Ripoff Report and Topix Postings Protected by California’s Anti-SLAPP Law–Chaker v. Mateo

By Eric Goldman

Chaker v. Mateo, 2012 WL 4711885 (Cal. App. Ct. Oct. 4, 2012)

Chaker and Nicole Mateo had a baby together. After the messy breakup, Nicole and Nicole’s mom Wendy allegedly posted derogatory statements about Chaker and his business online to Ripoff Report and Topix. The court has little problem rejecting Chaker’s defamation lawsuit under California’s anti-SLAPP statute.

The court sets the context by recognizing the Internet’s broad public reach:

we view the Internet as an electronic bulletin board open to literally billions of people all over the world. The Internet is a classic public forum which permits an exchange of views in public about everything from the great issues of war, peace, and economic development to the relative quality of the chicken pot pies served at competing family restaurants in a single small neighborhood.

The court then notes the public interest in information that helps consumers make decisions about goods and services in our economy:

The statements posted to the “Ripoff Report” Web site about Chaker’s character and business practices plainly fall within in the rubric of consumer information about Chaker’s “Counterforensics” business and were intended to serve as a warning to consumers about his trustworthiness.

This reinforces my perspective that consumer reviews categorically should qualify as addressing “issues of public interest” for anti-SLAPP purposes. However, as I documented earlier, the California caselaw doesn’t completely support this bright-line characterization. Instead, the cases make a distinction between consumer reviews that address broader issues and ones that are merely focused on personal issues. In this case, Chaker runs a forensics business, and his trustworthiness unquestionably should be a matter of public interest to the extent the judicial system relies on his work. At minimum, I would make a similar argument for just about every professional service provider–the trustworthiness of our lawyers, accountants, doctors and so on is equally critical.
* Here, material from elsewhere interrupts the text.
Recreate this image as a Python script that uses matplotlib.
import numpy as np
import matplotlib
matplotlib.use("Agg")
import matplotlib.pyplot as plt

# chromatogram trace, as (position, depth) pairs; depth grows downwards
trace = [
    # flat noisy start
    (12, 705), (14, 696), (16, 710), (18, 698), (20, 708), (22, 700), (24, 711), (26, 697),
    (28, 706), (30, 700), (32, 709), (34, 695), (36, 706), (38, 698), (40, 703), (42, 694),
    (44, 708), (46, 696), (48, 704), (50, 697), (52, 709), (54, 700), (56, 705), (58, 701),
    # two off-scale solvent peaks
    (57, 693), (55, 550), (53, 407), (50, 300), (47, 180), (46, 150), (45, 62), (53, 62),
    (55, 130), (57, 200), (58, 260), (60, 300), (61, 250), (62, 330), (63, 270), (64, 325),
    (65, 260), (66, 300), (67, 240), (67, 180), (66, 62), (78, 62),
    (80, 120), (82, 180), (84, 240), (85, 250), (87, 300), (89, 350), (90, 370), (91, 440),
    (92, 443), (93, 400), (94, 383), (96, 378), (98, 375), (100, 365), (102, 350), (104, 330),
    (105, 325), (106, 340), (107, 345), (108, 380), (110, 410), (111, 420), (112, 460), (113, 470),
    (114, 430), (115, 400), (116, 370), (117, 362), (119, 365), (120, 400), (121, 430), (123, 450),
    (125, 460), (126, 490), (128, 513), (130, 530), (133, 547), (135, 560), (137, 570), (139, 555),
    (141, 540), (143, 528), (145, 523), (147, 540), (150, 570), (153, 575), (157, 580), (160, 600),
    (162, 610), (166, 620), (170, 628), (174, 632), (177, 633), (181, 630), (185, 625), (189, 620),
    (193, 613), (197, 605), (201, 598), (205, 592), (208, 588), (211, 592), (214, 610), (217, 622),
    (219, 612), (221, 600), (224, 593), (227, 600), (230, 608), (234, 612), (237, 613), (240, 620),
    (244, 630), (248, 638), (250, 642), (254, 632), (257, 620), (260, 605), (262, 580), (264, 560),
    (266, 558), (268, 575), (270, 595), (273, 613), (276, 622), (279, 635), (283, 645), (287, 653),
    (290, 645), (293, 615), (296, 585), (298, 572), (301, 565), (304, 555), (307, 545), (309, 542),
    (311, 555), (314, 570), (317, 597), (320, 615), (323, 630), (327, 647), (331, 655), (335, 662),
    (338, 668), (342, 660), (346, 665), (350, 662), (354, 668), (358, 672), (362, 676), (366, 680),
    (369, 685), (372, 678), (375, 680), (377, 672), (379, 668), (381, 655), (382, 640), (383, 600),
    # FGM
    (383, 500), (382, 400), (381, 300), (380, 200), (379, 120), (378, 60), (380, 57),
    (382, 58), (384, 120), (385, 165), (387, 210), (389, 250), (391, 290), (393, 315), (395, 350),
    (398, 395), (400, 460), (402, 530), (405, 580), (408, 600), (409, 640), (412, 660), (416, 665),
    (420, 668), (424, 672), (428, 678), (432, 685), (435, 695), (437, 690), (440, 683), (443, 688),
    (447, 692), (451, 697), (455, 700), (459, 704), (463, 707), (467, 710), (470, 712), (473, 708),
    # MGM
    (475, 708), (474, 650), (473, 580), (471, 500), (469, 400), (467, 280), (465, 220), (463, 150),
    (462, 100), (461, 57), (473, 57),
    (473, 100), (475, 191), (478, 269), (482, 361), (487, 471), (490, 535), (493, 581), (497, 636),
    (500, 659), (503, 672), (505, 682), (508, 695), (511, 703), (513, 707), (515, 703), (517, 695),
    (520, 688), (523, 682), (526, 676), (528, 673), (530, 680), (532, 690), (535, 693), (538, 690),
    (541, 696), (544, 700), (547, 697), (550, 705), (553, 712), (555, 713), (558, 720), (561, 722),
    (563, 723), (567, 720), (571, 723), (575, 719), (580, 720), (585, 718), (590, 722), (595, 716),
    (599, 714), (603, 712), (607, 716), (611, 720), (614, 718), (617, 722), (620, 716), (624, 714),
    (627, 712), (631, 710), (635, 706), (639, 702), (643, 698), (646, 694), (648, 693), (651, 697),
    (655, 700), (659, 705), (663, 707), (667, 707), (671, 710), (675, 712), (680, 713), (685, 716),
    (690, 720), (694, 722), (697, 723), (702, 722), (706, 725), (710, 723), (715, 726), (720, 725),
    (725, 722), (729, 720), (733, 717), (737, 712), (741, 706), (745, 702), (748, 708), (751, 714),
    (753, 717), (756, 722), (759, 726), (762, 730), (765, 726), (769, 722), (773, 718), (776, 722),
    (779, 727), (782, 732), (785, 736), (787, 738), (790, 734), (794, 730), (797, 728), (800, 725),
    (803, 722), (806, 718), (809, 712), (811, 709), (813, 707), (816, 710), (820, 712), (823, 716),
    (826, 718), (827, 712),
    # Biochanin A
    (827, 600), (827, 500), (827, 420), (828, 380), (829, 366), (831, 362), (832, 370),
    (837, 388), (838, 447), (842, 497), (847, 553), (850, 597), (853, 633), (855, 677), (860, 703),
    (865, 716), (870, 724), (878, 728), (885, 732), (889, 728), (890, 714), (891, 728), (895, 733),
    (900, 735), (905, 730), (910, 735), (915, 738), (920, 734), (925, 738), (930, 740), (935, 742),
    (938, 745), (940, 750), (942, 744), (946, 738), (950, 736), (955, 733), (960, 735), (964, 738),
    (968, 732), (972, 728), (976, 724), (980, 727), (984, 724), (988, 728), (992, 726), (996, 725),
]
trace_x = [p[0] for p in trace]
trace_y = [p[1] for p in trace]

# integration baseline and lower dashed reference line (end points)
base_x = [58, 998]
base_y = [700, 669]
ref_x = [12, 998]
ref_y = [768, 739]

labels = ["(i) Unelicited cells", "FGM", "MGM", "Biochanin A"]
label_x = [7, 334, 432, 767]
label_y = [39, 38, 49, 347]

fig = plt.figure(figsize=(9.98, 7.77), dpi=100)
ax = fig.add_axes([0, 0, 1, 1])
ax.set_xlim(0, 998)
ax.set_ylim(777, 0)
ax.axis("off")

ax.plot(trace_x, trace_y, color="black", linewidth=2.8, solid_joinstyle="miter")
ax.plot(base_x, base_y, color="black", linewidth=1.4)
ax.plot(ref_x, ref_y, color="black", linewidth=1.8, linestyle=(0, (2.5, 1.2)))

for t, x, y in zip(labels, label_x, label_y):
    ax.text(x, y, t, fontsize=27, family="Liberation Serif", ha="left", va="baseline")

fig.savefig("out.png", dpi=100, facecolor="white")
The court then treats Chaker like a pseudo-public figure on Topix because of his participation there:

The remaining statements were posted to the “topix” Web site, which identified itself as a social networking site (“Join the Topix Community”) and permitted users to create their own profile and post information on its forum. These statements also fall within the broad parameters of public interest within the meaning of section 425.16. Of particular significance is the fact that it appears from the record Chaker became the subject of statements on the “topix” Web site only after he posted a profile on the Web site and it generated responses from other members of the community, including apparently statements from Wendy. Having elected to join the topix Web site, Chaker clearly must have recognized that other participants in the Web site would have a legitimate interest in knowing about his character before engaging him on the Web site. Thus, here Chaker himself made his character a matter of public interest as the term has been interpreted. (emphasis added)

I’m not sure about the court’s approach. Although I like the wide berth given to the anti-SLAPP law, I don’t know if signing up for an account at a user-generated content site means that all subsequent discussions about that person on the site qualifies as public interest. Applying the same argument to, say, Facebook would be illogical–people don’t become public figures on Facebook simply because they have an account there.
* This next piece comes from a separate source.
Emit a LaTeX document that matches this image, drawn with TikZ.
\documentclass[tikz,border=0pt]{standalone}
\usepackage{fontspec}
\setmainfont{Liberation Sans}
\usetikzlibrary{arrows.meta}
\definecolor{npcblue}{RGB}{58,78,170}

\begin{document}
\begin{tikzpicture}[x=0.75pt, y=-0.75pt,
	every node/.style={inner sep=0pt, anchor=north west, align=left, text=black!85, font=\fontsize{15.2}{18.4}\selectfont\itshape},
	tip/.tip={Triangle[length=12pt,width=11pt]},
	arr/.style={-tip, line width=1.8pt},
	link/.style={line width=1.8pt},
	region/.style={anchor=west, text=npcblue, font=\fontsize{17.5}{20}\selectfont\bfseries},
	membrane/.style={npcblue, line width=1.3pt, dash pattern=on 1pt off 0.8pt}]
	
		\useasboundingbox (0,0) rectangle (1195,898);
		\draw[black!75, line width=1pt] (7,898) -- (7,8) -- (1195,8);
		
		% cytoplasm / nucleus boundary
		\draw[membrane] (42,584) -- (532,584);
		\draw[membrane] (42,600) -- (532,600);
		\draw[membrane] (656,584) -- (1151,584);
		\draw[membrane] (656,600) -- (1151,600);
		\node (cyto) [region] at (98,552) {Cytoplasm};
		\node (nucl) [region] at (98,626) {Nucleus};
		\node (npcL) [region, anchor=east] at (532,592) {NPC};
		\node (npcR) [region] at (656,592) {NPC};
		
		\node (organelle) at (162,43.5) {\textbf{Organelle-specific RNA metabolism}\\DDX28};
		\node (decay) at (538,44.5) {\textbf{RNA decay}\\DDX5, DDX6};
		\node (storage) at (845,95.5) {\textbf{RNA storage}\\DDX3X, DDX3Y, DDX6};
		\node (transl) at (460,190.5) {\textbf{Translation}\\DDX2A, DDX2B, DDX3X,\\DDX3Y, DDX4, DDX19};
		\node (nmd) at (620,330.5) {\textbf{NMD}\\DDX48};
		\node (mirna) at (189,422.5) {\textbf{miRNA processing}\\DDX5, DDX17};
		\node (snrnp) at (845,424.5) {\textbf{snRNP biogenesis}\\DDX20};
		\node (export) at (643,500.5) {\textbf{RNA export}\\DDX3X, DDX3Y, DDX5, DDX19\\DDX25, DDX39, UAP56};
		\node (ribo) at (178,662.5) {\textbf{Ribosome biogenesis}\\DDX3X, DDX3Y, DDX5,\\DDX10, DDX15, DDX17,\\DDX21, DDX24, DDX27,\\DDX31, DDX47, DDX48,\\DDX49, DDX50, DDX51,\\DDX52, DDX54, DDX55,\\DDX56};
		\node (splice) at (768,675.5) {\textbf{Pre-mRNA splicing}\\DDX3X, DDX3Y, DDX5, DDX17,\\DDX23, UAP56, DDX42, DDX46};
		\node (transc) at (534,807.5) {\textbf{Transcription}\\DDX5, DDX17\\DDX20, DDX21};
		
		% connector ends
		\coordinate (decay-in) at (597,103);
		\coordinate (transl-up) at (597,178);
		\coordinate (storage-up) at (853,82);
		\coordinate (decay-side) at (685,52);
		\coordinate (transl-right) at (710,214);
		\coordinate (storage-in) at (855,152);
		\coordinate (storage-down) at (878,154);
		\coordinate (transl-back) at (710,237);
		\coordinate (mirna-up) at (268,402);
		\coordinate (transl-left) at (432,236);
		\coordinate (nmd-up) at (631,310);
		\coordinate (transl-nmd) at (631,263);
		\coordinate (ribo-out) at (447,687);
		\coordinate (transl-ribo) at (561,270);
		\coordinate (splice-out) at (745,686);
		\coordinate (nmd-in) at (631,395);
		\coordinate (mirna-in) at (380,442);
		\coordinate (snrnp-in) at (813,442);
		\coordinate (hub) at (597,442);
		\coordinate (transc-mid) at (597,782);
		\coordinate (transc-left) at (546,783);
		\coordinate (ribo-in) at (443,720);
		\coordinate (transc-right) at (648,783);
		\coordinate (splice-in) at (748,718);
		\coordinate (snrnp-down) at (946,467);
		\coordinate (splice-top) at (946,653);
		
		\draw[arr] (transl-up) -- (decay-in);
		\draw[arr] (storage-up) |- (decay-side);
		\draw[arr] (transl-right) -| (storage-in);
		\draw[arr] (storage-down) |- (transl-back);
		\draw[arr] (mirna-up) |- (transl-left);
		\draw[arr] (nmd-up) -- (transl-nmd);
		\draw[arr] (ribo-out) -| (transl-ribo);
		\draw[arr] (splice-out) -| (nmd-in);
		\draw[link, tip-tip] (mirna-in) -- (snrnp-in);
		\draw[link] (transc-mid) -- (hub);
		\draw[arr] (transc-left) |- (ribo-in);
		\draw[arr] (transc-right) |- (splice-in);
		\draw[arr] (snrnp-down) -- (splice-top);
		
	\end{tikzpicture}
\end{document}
The court further reinforces that hyperbolic statements should be recognized as such:

the statements about Chaker were made in the context of the paternity and child support litigation going on between Chaker and Wendy’s daughter and all were made on Internet Web sites which plainly invited the sort of exaggerated and insulting criticisms of businesses and individuals which occurred here. The overall thrust of the comments attributed is that Chaker is a dishonest and scary person. This overall appraisal of Chaker is on its face nothing more than a negative, but nonactionable opinion.

In this context it is difficult to conclude Mateo’s alleged embellishments, to the effect Chaker picks up street walkers and homeless drug addicts and is a dead beat dad, would be interpreted by the average Internet reader as anything more than the insulting name calling-in the vein of “she hires worthless relatives,” “he roughed up patients” or “he’s a crook”-which one would expect from someone who had an unpleasant personal or business experience with Chaker and was angry with him rather than as any provable statement of fact. In this regard, we note the insults are generalized in that they lack any specificity as to the time or place of Chaker’s supposed behavior; the absence of such specificity is a yet a further signal to the reader there is no factual basis for the accusations. Thus, we are unable to distinguish these insults from the nonactionable ones posted in Summit Bank and Krinsky, and like the courts in those cases, we conclude these statements are nonactionable opinions.

I like how the court acknowledges that online readers can parse over-the-top hyperbolic fact-like statements. Not all courts would be so generous, but more judges should be receptive to this argument. For other examples of how we can discount hyperbolic assertions online, see Venkat’s post on Twitter defamation and the cases discussed therein.

Overall, this decision is quite speech-protective–and even better, the panel actually designated the opinion for publication, so it’s citable. But before we celebrate too much, don’t forget we only get such a broad decision because of California’s broad anti-SLAPP law. This is why I continue to favor passage of a federal anti-SLAPP law to provide this type of protection to defendants nation-wide–but why I don’t favor the Free Press Act of 2012, as I’m skeptical the defendants in this case would have met the bill’s requirement of being “representatives of the news media.”